The Sixties definitely start out on a somber note. The cowboy gets killed in “El Paso,” The Indians die as they try to cross the raging river in “Running Bear” and now we have a girl who goes running back to a car that is stalled on the railroad tracks to retrieve a high school ring and becomes a “Teen Angel.” Four deaths in three songs. And three consecutive number ones. I think that’s some kind of record. There would be more as the Sixties progresses, songs like Ray Petersons “Tell Laura I Love Her” in 1960, The Everly Brothers “Ebony Eyes” in 1961, J Frank Wilsons “Last Kiss” in 1964 and The Shangri-Las “Leader of the Pack” also in 1964. Death would haunt the Sixties now and again for several years.

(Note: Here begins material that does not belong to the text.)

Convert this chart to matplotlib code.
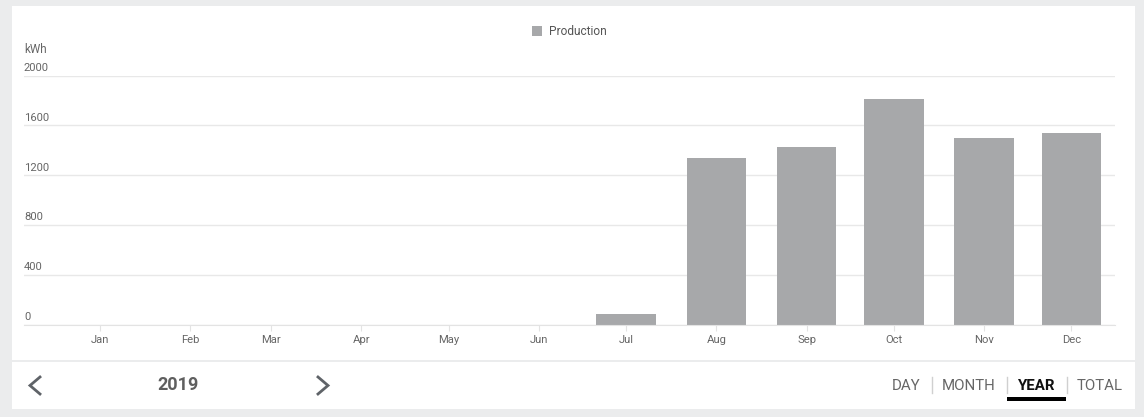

Mark Edward Dinning was born in 1933 in Oklahoma, the youngest of nine children. He comes from good stock and good influences. His sisters were the Dinning Sisters who were an Andrew Sisters look-a-like singing group in the Forties. They were quite popular in their day. Mark couldn’t help but end up in the music business. His babysitter when he was little was Clara Ann Fowler or as we know her today, Patti Page. One of his sisters, Jean Surrey wrote “Teen Angel” for Mark. Because of an agreement between Jean and her husband Red Surrey, both names are listed as the writers of the song.
The family pressed the record themselves and started peddling it around to disc jockeys. Some liked it, some wouldn’t play it at all because of its morbid theme. One record company said that “there was blood in the grooves.” But some did play it and the record finally broke into the Hot 100 in late December, 1959 and into the Top 40 in January of 1960.
The writer, Jean Surrey and her husband divorced at some point and he gave Jean full rights to “Teen Angel” in the divorce thinking the song was a has-been and not much would be made from it in the future. Then it was featured in the movie American Graffiti in 1973 and Jean was glad she owned the song.
“Teen Angel debuted in the Top 40 on January 4, 1960 and spent two weeks at number one. It was the only hit Mark Dinning ever had. Mark dies of a heart attack in 1986 at the age of 52.